I found it euphoric to hear Ray's dreams of the future while working out in general.
I feel like the nature of a work like this is in itself a masterful art form. Ray was very diligent to incorporate as many fields of scientific study as he could into an argument that is firmly grounded in what is probably the future.
The epiphany you have when you're working to master an agility based skill and Ray is describing the way your brain learns muscle memory actions.
The content is ok, somewhat repetitive and written from what the author believes to be a very optimistic point of view. I found his predictions of the near future to be very uncanny but it also makes the book feel a bit dated ( I guess that is what the singularity does to the content as well). The multiperson dialogs are extremely drawn out and boring and the monotone in which they get read make them even more unbearable.
The book could be almost a third of the length without losing any content.
Overall decent content, albeit repetitive, presented in a very boring fashion. Can't wait for the book to finish but for some odd reason am not deleting it and moving on either.
While I think the timeline is pretty optimistic, the breadth and quality of content was first rate. Love anything by Ray Kurzweil.
Editing. 66% of the content could have been removed and it may have made an interesting book. As it is, I did not get past the first of 3 parts.
Hidden, very well hidden pearls of knowledge.
Kurzweil is extremely intelligent but should have sought advice on editing this audiobook.
If this wasn't on audio I would have never finished reading the book
It's not a character book.
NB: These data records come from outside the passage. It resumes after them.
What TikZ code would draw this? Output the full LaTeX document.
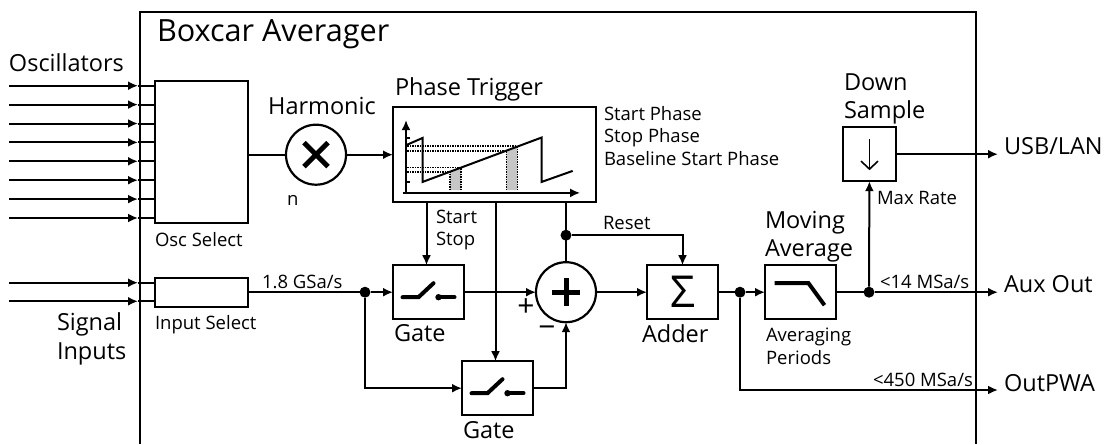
\documentclass[tikz,border=0pt]{standalone}
\usepackage{fontspec}
\setmainfont{Open Sans}
\usetikzlibrary{arrows.meta,positioning,calc}
\newcommand{\smalltext}{\fontsize{18.5}{22.5}\selectfont}
\newcommand{\midtext}{\fontsize{23.5}{28.5}\selectfont}
\newcommand{\bigtext}{\fontsize{30.6}{34}\selectfont}
\tikzset{gateswitch/.pic={
 \draw[line width=4pt,line cap=round] (-26,5)--(-10,5)--(5,-9);
 \fill (10,5) circle (3.2pt);
 \draw[line width=4pt,line cap=round] (10,5)--(26,5);}}
\begin{document}
\begin{tikzpicture}[x=1pt,y=-1pt,>={Latex[length=10pt,width=9pt]},line width=2pt,
 every node/.style={align=left,inner sep=0pt,outer sep=0pt},
 block/.style={draw,line width=2.2pt,minimum width=71pt,minimum height=54pt},
 junction/.style={circle,fill=black,minimum size=11pt},
 mixer/.style={circle,draw,line width=2.2pt,minimum size=60pt},
 sml/.style={font=\smalltext},
 mid/.style={font=\midtext}]
\useasboundingbox (0,0) rectangle (1115,444);
\draw[line width=2.4pt] (140,444)--(140,12)--(976,12)--(976,444);
\node[font=\bigtext,anchor=west] (title) at (157,34) {Boxcar Averager};
\node[block,minimum width=93pt,minimum height=142pt] (oscsel) at (201.5,151.7) {};
\node[mixer,right=38pt of oscsel,yshift=-3pt] (harm) {};
\node[block,minimum width=203pt,minimum height=95pt,right=47pt of harm] (phase) {};
\node[block,below right=63pt and 0pt of phase.south west] (gateA) {};
\node[mixer,right=72pt of gateA] (sumcirc) {};
\node[block,font=\fontsize{44}{44}\selectfont,right=51pt of sumcirc] (adder) {Σ};
\node[block,right=47pt of adder] (movavg) {};
\node[block,below right=42pt and -2pt of gateA.south east] (gateB) {};
\node[block,minimum width=53pt,above=84pt of movavg.north east,xshift=33.5pt] (downs) {};
\node[block,minimum width=93pt,minimum height=29pt,below right=55pt and 0pt of oscsel.south west] (insel) {};
\node[junction,right=111.5pt of insel] (splitA) {};
\node[junction,right=16.5pt of adder] (splitB) {};
\node[junction,above=21.5pt of sumcirc] (splitC) {};
\node[junction,right=27.5pt of movavg] (splitD) {};
\node[mid,anchor=west] (osclabel) at (9,63) {Oscillators};
\node[mid,anchor=north west] (siglabel) at (57,313) {Signal\\Inputs};
\node[mid,above=10pt of harm,xshift=6pt] (harmlabel) {Harmonic};
\node[sml,anchor=west] (nlabel) at (287,200) {n};
\node[sml,below right=10pt and 0pt of oscsel.south west] (osclab) {Osc Select};
\node[sml,below right=9pt and 0pt of insel.south west] (inlab) {Input Select};
\node[mid,above right=6pt and 2pt of phase.north west] (phaselabel) {Phase Trigger};
\node[sml,anchor=north west] (phaselist) at (604,106) {Start Phase\\Stop Phase\\Baseline Start Phase};
\node[sml,anchor=north west] (startstop) at (436,210) {Start\\Stop};
\node[sml,anchor=west] (resetlabel) at (603,223) {Reset};
\node[sml,anchor=west] (ratelabel) at (262,282) {1.8 GSa/s};
\node[mid,below right=5pt and 1pt of gateA.south west] (gateAlabel) {Gate};
\node[mid,below right=6pt and 1pt of gateB.south west] (gateBlabel) {Gate};
\node[mid,below right=5pt and -5pt of adder.south west] (adderlabel) {Adder};
\node[mid,above right=3pt and 0pt of movavg.north west] (movlabel) {Moving\\Average};
\node[sml,below right=9pt and 1pt of movavg.south west] (avglabel) {Averaging\\Periods};
\node[mid,above right=3pt and 1pt of downs.north west] (downlabel) {Down\\Sample};
\node[sml,anchor=west] (maxlabel) at (877,198) {Max Rate};
\node[sml,anchor=west] (auxrate) at (880,282) {<14 MSa/s};
\node[sml,anchor=west] (pwarate) at (873,380) {<450 MSa/s};
\node[mid,anchor=west] (usb) at (1004,146) {USB/LAN};
\node[mid,anchor=west] (aux) at (1004,284) {Aux Out};
\node[mid,anchor=west] (pwa) at (1004,383) {OutPWA};
\node[anchor=center,font=\fontsize{30}{30}\selectfont] (pluslabel) at (526,308) {+};
\node[anchor=center,font=\fontsize{30}{30}\selectfont] (minuslabel) at (547,332) {−};
\foreach \i in {0,...,7} {
 \coordinate (oscsrc\i) at (9,{85.7+18.9*\i});
 \coordinate (osctip\i) at (138,{85.7+18.9*\i});
 \draw[->] (oscsrc\i)--(osctip\i);
 \draw (osctip\i)--(osctip\i-|oscsel.west);
}
\foreach \i/\y in {0/282.7,1/301.3} {
 \coordinate (sigsrc\i) at (9,\y);
 \coordinate (sigtip\i) at (138,\y);
 \draw[->] (sigsrc\i)--(sigtip\i);
 \draw (sigtip\i)--(sigtip\i-|insel.west);
}
\draw (oscsel.east|-harm)--(harm);
\draw[->] (harm)--(phase);
\draw (insel)--(splitA);
\draw[->] (splitA)--(gateA);
\draw[->] (splitA)|-(gateB);
\draw[->] (gateA)--(sumcirc);
\draw[->] (gateB)-|(sumcirc);
\draw[->] (sumcirc)--(adder);
\draw (adder)--(splitB);
\draw[->] (splitB)--(movavg);
\draw (movavg)--(splitD);
\draw[->] (splitD)--(downs);
\draw[->] ([xshift=-2pt]phase.south-|gateA.north)--([xshift=-2pt]gateA.north);
\draw[->] ([xshift=-2pt]phase.south-|gateB.north)--([xshift=-2pt]gateB.north);
\draw (phase.south-|splitC)--(sumcirc);
\draw[->] (splitC)-|(adder);
\draw[->,shorten >=6pt] (downs)--(downs-|usb.west);
\draw[->,shorten >=6pt] (splitD)--(splitD-|aux.west);
\draw[->,shorten >=6pt] (splitB)|-(pwa.west|-0,390);
\begin{scope}[shift={(harm.center)}]
\draw[line width=5pt] (-12,-12)--(12,12) (-12,12)--(12,-12);
\end{scope}
\begin{scope}[shift={(sumcirc.center)}]
\draw[line width=5pt] (-14,0)--(14,0) (0,-14)--(0,14);
\end{scope}
\pic at (gateA) {gateswitch};
\pic at (gateB) {gateswitch};
\begin{scope}[shift={(movavg.center)}]
\draw[line width=4pt] (-26,-9)--(8,-9)--(24,13);
\end{scope}
\draw[line width=1.6pt,-{Straight Barb[length=8pt,width=17pt]}] ([yshift=15pt]downs.center)--([yshift=-16pt]downs.center);
\begin{scope}[shift={(phase.south west)}]
\fill[gray!45] (57,-12)--(57,-30.7)--(68,-34.7)--(68,-12)--cycle;
\fill[gray!45] (113.7,-12)--(113.7,-51.7)--(124.3,-55.7)--(124.3,-12)--cycle;
\draw[line width=1.5pt,densely dotted] (14.3,-56)--(124.3,-56) (14.3,-51.3)--(113.7,-51.3)
 (14.3,-34.7)--(68.7,-34.7) (14.3,-30)--(57,-30)
 (57,-12)--(57,-30.7) (68,-12)--(68,-34.7) (113.7,-12)--(113.7,-51.7) (124.3,-12)--(124.3,-55.7);
\draw[line width=1.6pt,->] (13,-9.3)--(13,-82);
\draw[line width=1.6pt,->] (9.7,-9.3)--(187,-9.3);
\draw[line width=1.6pt] (13,-64.3)--(17,-64.3) (13,-20.3)--(17,-20.3);
\draw[line width=2pt] (13,-57)--(29.7,-64.3)--(29.7,-20.3)--(148.7,-64.7)--(148.7,-20.3)--(179.7,-31.3);
\end{scope}
\end{tikzpicture}
\end{document}
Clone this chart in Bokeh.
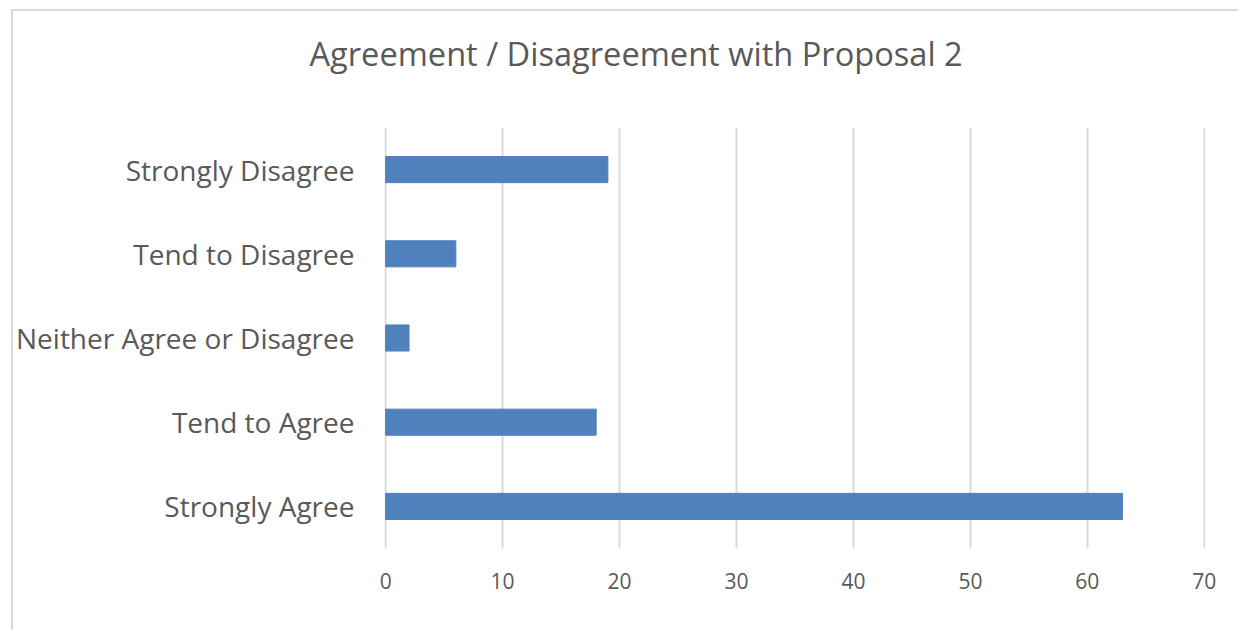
from bokeh.plotting import figure
from bokeh.models import FactorRange, Range1d, FixedTicker, ColumnDataSource, Title
from bokeh.embed import file_html
from bokeh.resources import INLINE

categories = ["Strongly Agree", "Tend to Agree", "Neither Agree or Disagree",
              "Tend to Disagree", "Strongly Disagree"]
values = [63, 18, 2, 6, 19]
x_ticks = [0, 10, 20, 30, 40, 50, 60, 70]
title_text = "Agreement / Disagreement with Proposal 2"

FONT = "Open Sans"
GRAY = "#595959"

src = ColumnDataSource(dict(cat=categories, val=values))

p = figure(width=1227, height=621, output_backend="svg", toolbar_location=None,
           title=None,
           y_range=FactorRange(factors=categories, range_padding=0),
           x_range=Range1d(-0.1, 70.1),
           min_border_left=371, min_border_right=35, min_border_top=116,
           min_border_bottom=84)
p.styles = {"border-left": "2px solid #d9d9d9", "border-top": "2px solid #d9d9d9",
            "border-right": "none", "border-bottom": "none",
            "margin-left": "11px", "margin-top": "9px"}

p.hbar(y="cat", right="val", left=0, height=0.31, source=src,
       fill_color="#4f81bd", line_color="#4f81bd")

# spacer between the frame and the title
spacer = Title(text=" ", text_font_size="1px", standoff=49)
p.add_layout(spacer, "above")
main_title = Title(text=title_text, text_font=FONT, text_font_size="32.6px",
                   text_font_style="normal", text_color=GRAY,
                   align="left", offset=-75, standoff=0)
p.add_layout(main_title, "above")

p.outline_line_color = None
p.ygrid.grid_line_color = None
p.xgrid.grid_line_color = "#d9d9d9"
p.xgrid.grid_line_width = 2
p.xaxis.ticker = FixedTicker(ticks=x_ticks)
p.xaxis.axis_line_color = None
p.xaxis.major_tick_line_color = None
p.xaxis.minor_tick_line_color = None
p.xaxis.major_tick_out = 0
p.xaxis.major_label_standoff = 24
p.xaxis.major_label_text_font = FONT
p.xaxis.major_label_text_font_size = "21px"
p.xaxis.major_label_text_color = GRAY

p.yaxis.axis_line_color = None
p.yaxis.major_tick_line_color = None
p.yaxis.major_tick_out = 0
p.yaxis.major_label_standoff = 30
p.yaxis.major_label_text_font = FONT
p.yaxis.major_label_text_font_size = "28px"
p.yaxis.major_label_text_color = GRAY

open("out.html", "w").write(file_html(p, INLINE))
It's Ray's version of what future information technology will become.
For a long time listening I thought Ray might have used one of his text to speech programs to narrate the book. There was very little tone inflection which made for a dry lecture.
I was fascinated by Ray after watching a documentary and lecture on TED. He is definitely methodical and tries to close all the loops to his argument/thesis, but at the same time ties his audience around the axel.
I believe Ray's information theory is not only possible but inevitable (assuming we biological creatures don't kill ourselves first), but I don't believe Ray will be around to see it. I think he knows it. Therefore he is presenting a powerful argument in an attempt to plant the seed in the minds of humanity hoping it will force exponential growth to occur much sooner.
I would have hated this in printed format as well. The whole premise "technology has been growing extremely fast for 50 years, therefore it will continue to grow fast" is just fatuous. This unsubstantiated statement is fundamental to all the claims to follow, making the claims fatuous as well.
Once in a while, I really regret reading a book; especially regretting that the author got some of my money for nothing in return. If I knew who to ask, I'd ask for a full refund. My fault for not looking at reviews before purchasing.
I would listen to it again but only the selective parts, since the narrator is bad. After first 15min I thought the narrator is going to die, the way he spoke was like a 95 year old man with no energy and mono-tone sound. It was a rough listening. But loved the story and the information.
As an engineer I loved the technical information and sequence of story/documentary.
Probably I would, if narrator is a younger more energetic sounding person.
Tag line would be Reality Check. Discovery Channel should buy the rights to make a mini-series from this book. it will be awesome.
this book is for anyone that loves Sci-fi, science, cognition, developing future business strategies, or even deciding on which classes to take at a school. Ray is able to extrapolate a valid estimate of future events. If you have a problem understanding exponential growth, then you will have a problem understanding his value that he brings to eager minds.
Any techie or fan of Ray Kurzweil will love this book. If the narration bothers you - crank the replay speed up to x1.5 or even x2.
Geek of Many Trades
Ok Ray, we got it. You're a smart dude. Do you have to beat us over the head with your brilliance?
The initial essay about exponential growth sets the stage for Kurzweil's latest tome about the looming man-machine merger. Basically, Kurzweil shows that technological change is occurring not just at exponential rates but that the rate that the rate is changing is also exponential. It's pretty easy to look at one area of technology - computers, medicine, robotics, communication, etc. - and only perceive linear or mildly exponential growth. But Kurzweil points out that all technology crosses over. The exponential growth in computer technology influences the growth rate of medical technology. Improved medical technology influences communication. Imagine, for instance, the impact Steve Jobs had on the iPhone because of the medical technology the staved off his pancreatic cancer. Arguably, Jobs' best years were the last few before his death.
After this basic math lecture, Kurzweil then starts deconstructing everything from Wolfram's "New Kind of Science" to the blood-brain-barrier. He uses this deconstruction to minutely detail his predictions for when the Singularity will occur. This is the part of the book that gets a little tedious.
I haven't made it to the end of the book yet but it has shifted my thinking quite a bit about the Singularity. I used to take a fairly strong stance against AI, siding closely with Hubert Dreyfus. But even Dreyfus leaves open the possibility of modeling the physical brain as a path to AI. Kruzweil entirely bases his predictions on that modeling process and not on simulating human intelligence in software.
As for the recording... The volume level is consistent. The reader's voice does crack at times. I would appreciate a little more emotion in the reading but it's definitely not robotic.